Church Management Software (ChMS) can inspire creative ways to reach out to and pastor your congregation and visitors, but it’s easy to forget the most essential thing about it: you have to have the names and contact information of the people you want to reach out to. No database of names: no ministry. This is the sometimes forgotten starting point for ChMS.
To get these names often involves the use of connection cards during a church service. Though it’s possible to have the option of giving your name and prayer requests digitally, most churches still rely on some kind of connection card either as a stand-alone piece or a tear-off part of the bulletin. Following are some tips for making the most of them and getting the largest return of them.
Take time in each service to make people aware of them. This means making certain people are sitting down when you announce the connect cards, and they have something to write with. It means that the pastor or worship leader specifically have people pull them out, look at them while the speaker emphasizes how important they are for the church to get to know visitors and respond to questions and needs.

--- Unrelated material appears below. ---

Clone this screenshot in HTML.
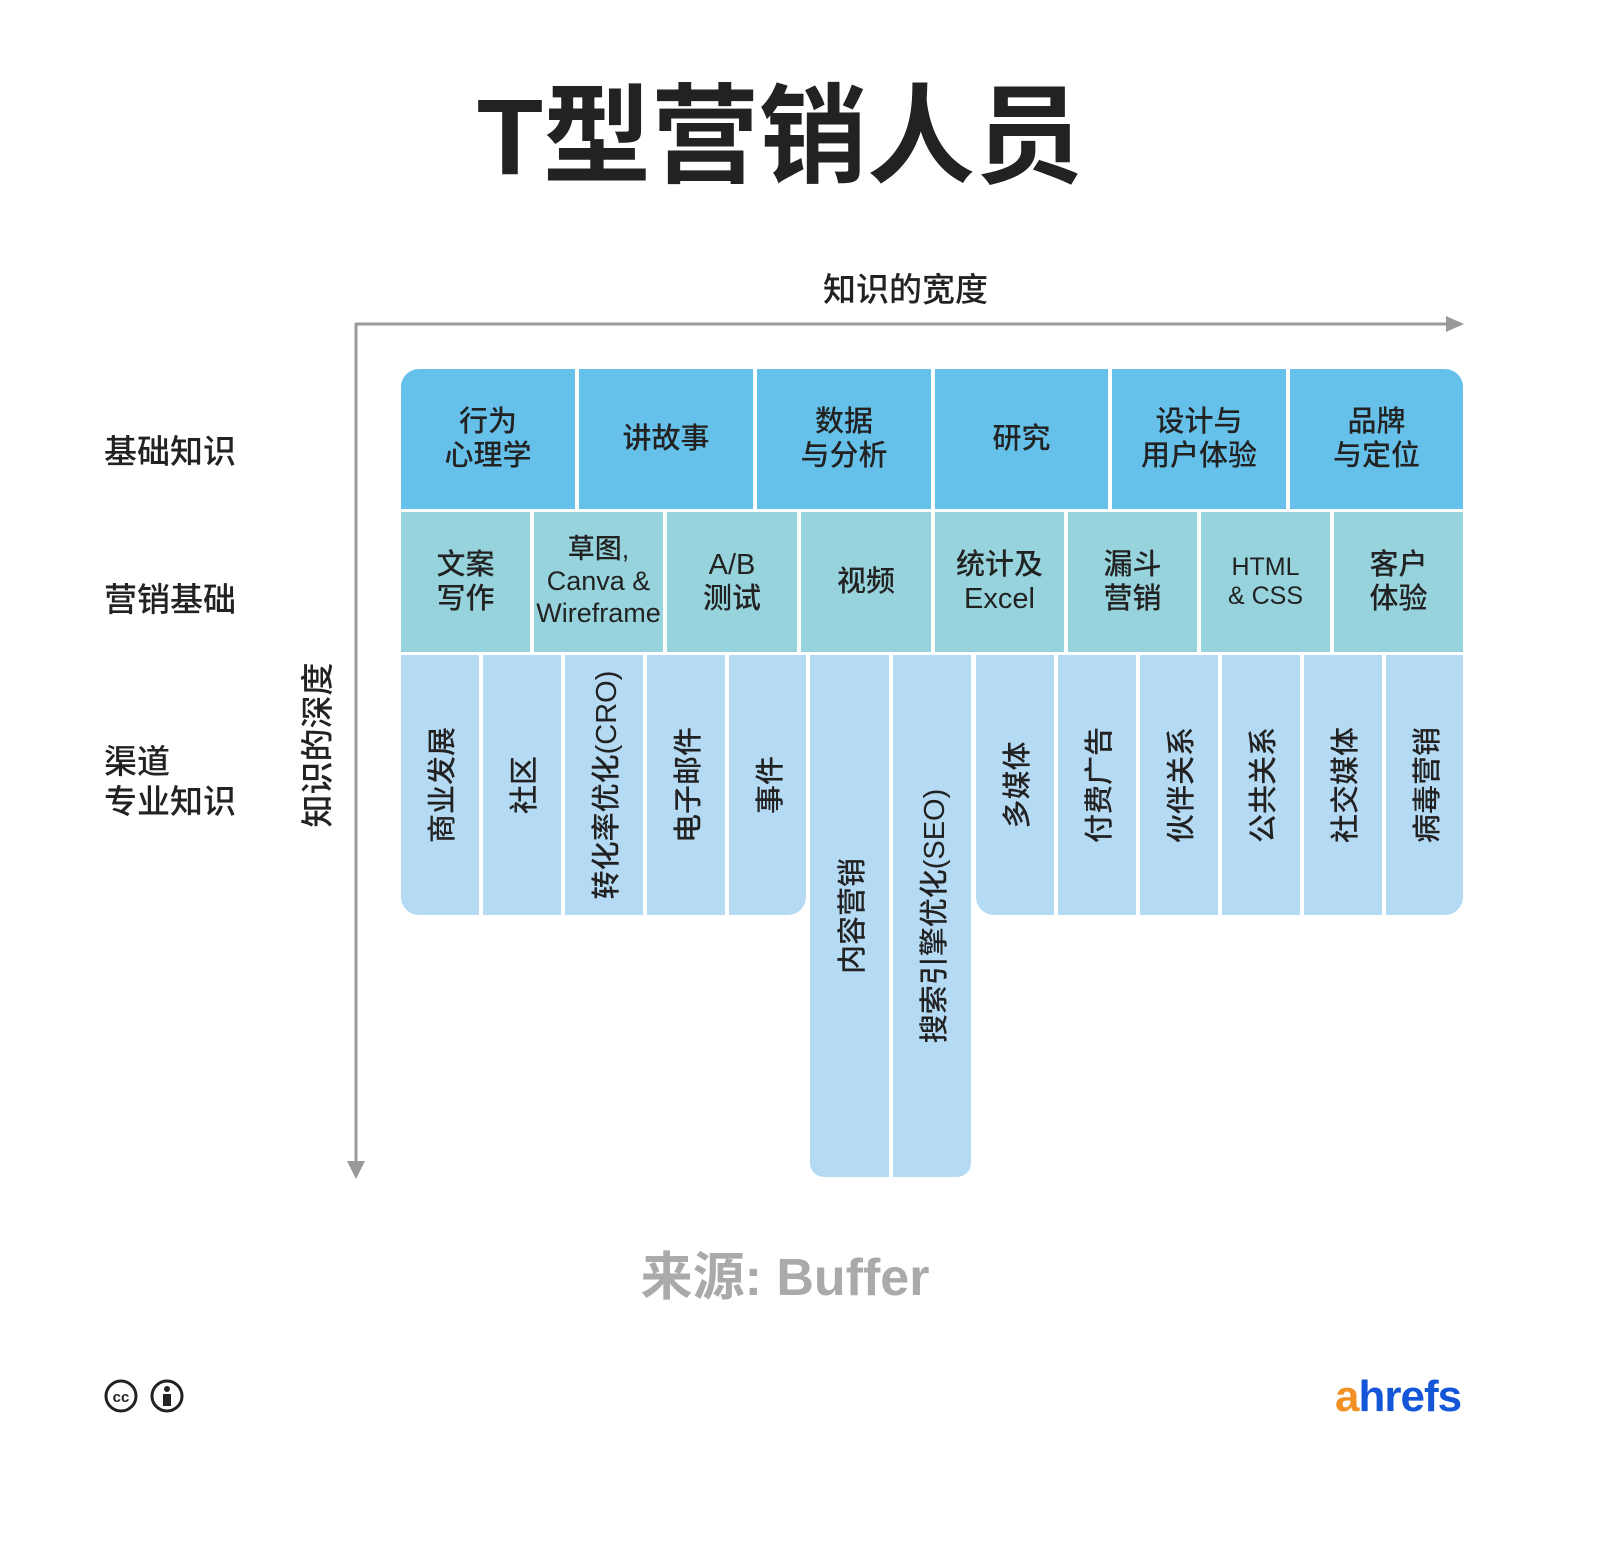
<!DOCTYPE html>
<html><head><meta charset="utf-8"><style>
body{margin:0;background:#fff;}
#c{position:relative;width:1600px;height:1549px;overflow:hidden;font-family:"Liberation Sans","Noto Sans CJK SC",sans-serif;color:#222;font-weight:500;}
.a{position:absolute;}
.cell{position:absolute;display:flex;align-items:center;justify-content:center;text-align:center;line-height:1.18;font-size:29px;}
.t{background:#66c1ea;top:369px;height:140px;}
.m{background:#96d3dc;top:512px;height:140px;}
.b{background:#b5daf3;top:655px;}
.v{position:absolute;left:50%;top:50%;transform:translate(-50%,-50%) rotate(-90deg);white-space:nowrap;font-size:29px;}
.lbl{position:absolute;font-size:33px;line-height:1.2;}
</style></head><body><div id="c">
<div class="a" style="left:0;width:1600px;top:78px;text-align:center;font-size:108px;font-weight:bold;line-height:1.1;"><span style="position:relative;left:-20px">T型营销人员</span></div>
<div class="a" style="left:823px;top:263px;font-size:33px;">知识的宽度</div>
<svg class="a" style="left:0;top:0" width="1600" height="1549">
<line x1="356" y1="324" x2="1450" y2="324" stroke="#999" stroke-width="3"/>
<polygon points="1446,316 1464,324 1446,332" fill="#999"/>
<line x1="356" y1="323" x2="356" y2="1165" stroke="#999" stroke-width="3"/>
<polygon points="347,1161 356,1179 365,1161" fill="#999"/>
</svg>
<div class="lbl" style="left:104px;top:432px;">基础知识</div>
<div class="lbl" style="left:104px;top:580px;">营销基础</div>
<div class="lbl" style="left:104px;top:742px;">渠道<br>专业知识</div>
<div class="a" style="left:315px;top:745px;transform:translate(-50%,-50%) rotate(-90deg);font-size:33px;white-space:nowrap;">知识的深度</div>

<div class="cell t" style="left:401px;width:174px;border-top-left-radius:18px;">行为<br>心理学</div>
<div class="cell t" style="left:579px;width:174px;">讲故事</div>
<div class="cell t" style="left:757px;width:174px;">数据<br>与分析</div>
<div class="cell t" style="left:935px;width:173px;">研究</div>
<div class="cell t" style="left:1112px;width:174px;">设计与<br>用户体验</div>
<div class="cell t" style="left:1290px;width:173px;border-top-right-radius:18px;">品牌<br>与定位</div>

<div class="cell m" style="left:401px;width:129px;">文案<br>写作</div>
<div class="cell m" style="left:534px;width:129px;font-size:27px;">草图,<br>Canva &amp;<br>Wireframe</div>
<div class="cell m" style="left:667px;width:130px;">A/B<br>测试</div>
<div class="cell m" style="left:801px;width:130px;">视频</div>
<div class="cell m" style="left:935px;width:129px;">统计及<br>Excel</div>
<div class="cell m" style="left:1068px;width:129px;">漏斗<br>营销</div>
<div class="cell m" style="left:1201px;width:129px;font-size:25px;">HTML<br>&amp; CSS</div>
<div class="cell m" style="left:1334px;width:129px;">客户<br>体验</div>

<div class="b" style="position:absolute;left:401px;width:78px;height:260px;border-bottom-left-radius:18px;"><span class="v">商业发展</span></div>
<div class="b" style="position:absolute;left:483px;width:78px;height:260px;"><span class="v">社区</span></div>
<div class="b" style="position:absolute;left:565px;width:78px;height:260px;"><span class="v">转化率优化(CRO)</span></div>
<div class="b" style="position:absolute;left:647px;width:78px;height:260px;"><span class="v">电子邮件</span></div>
<div class="b" style="position:absolute;left:729px;width:77px;height:260px;border-bottom-right-radius:18px;"><span class="v">事件</span></div>
<div class="b" style="position:absolute;left:810px;width:79px;height:522px;border-bottom-left-radius:14px;"><span class="v">内容营销</span></div>
<div class="b" style="position:absolute;left:893px;width:78px;height:522px;border-bottom-right-radius:14px;"><span class="v">搜索引擎优化(SEO)</span></div>
<div class="b" style="position:absolute;left:976px;width:78px;height:260px;border-bottom-left-radius:18px;"><span class="v">多媒体</span></div>
<div class="b" style="position:absolute;left:1058px;width:78px;height:260px;"><span class="v">付费广告</span></div>
<div class="b" style="position:absolute;left:1140px;width:78px;height:260px;"><span class="v">伙伴关系</span></div>
<div class="b" style="position:absolute;left:1222px;width:78px;height:260px;"><span class="v">公共关系</span></div>
<div class="b" style="position:absolute;left:1304px;width:78px;height:260px;"><span class="v">社交媒体</span></div>
<div class="b" style="position:absolute;left:1386px;width:77px;height:260px;border-bottom-right-radius:18px;"><span class="v">病毒营销</span></div>

<div class="a" style="left:0;width:1570px;top:1235px;text-align:center;font-size:52px;font-weight:bold;color:#aaa;">来源: Buffer</div>

<svg class="a" style="left:104px;top:1379px" width="82" height="36">
<circle cx="17" cy="17" r="15" fill="none" stroke="#222" stroke-width="3"/>
<text x="17" y="23" font-size="15" font-weight="bold" text-anchor="middle" font-family="Liberation Sans" fill="#222">cc</text>
<circle cx="63" cy="17" r="15" fill="none" stroke="#222" stroke-width="3"/>
<circle cx="63" cy="10" r="3" fill="#222"/>
<rect x="59" y="15" width="8" height="12" fill="#222"/>
</svg>
<div class="a" style="left:1335px;top:1372px;font-size:44px;font-weight:bold;letter-spacing:-1px;"><span style="color:#f29024">a</span><span style="color:#1456d8">hrefs</span></div>
</div></body></html>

Give people time to fill them out: play a few bars of music, have the worship team or choir sing a song. The point is to give people a quiet moment (and 60 seconds is plenty of time) to actually write something down without other things going on. This will be the hardest thing for you to do. Everything inside you will scream that you don’t have enough time, that it’s a waste of time. IGNORE THOSE VOICES! If you don’t give people time to do this, unless they are frequent attenders who want to share a prayer request, people, (especially visitors) probably won’t take time to fill out the cards. You will miss the opportunity to connect. (In addition, time it: It usually takes about 60 seconds to give people all the time they need to fill it the card with basic information. In reality, you have the time.)
Take them up with the offering: You will get the largest response if you do this. To ask people to take them to a welcome center, to ask them to put them into a box at the back, or to take them up at any other time will not give you as complete a response as you will get if you take them up with the offering. Also, this gives guests something to put in as the plate is passed and that is an incentive to turn in their card.
Be sure you follow-up immediately and appropriately: Don’t put connection cards in a pile on the back of someone’s desk to be handled when there is nothing else to do. It is vitally important to screen them, to respond to immediate needs, to record attendance and new and ongoing prayer requests. These connection cards are a vital connection not only to your visitors but also to your congregation as a whole. To not respond when someone reaches out to you via a connection card is just as if someone reached out his or her hand for you to shake and you looked away.
We never know the courage it might have taken to fill out that card, or the pain behind a shared request. Treat them as an important treasure; people are sharing their hearts and lives with you. Don’t disappoint people by promising you care and want people to connect and be involved and then not respond when they reach out to you.
Connection cards are the forgotten starting point for ChMS. They may seem like a small ministry tool, but as the Lord so often does, they are a little thing that can be used to accomplish great things.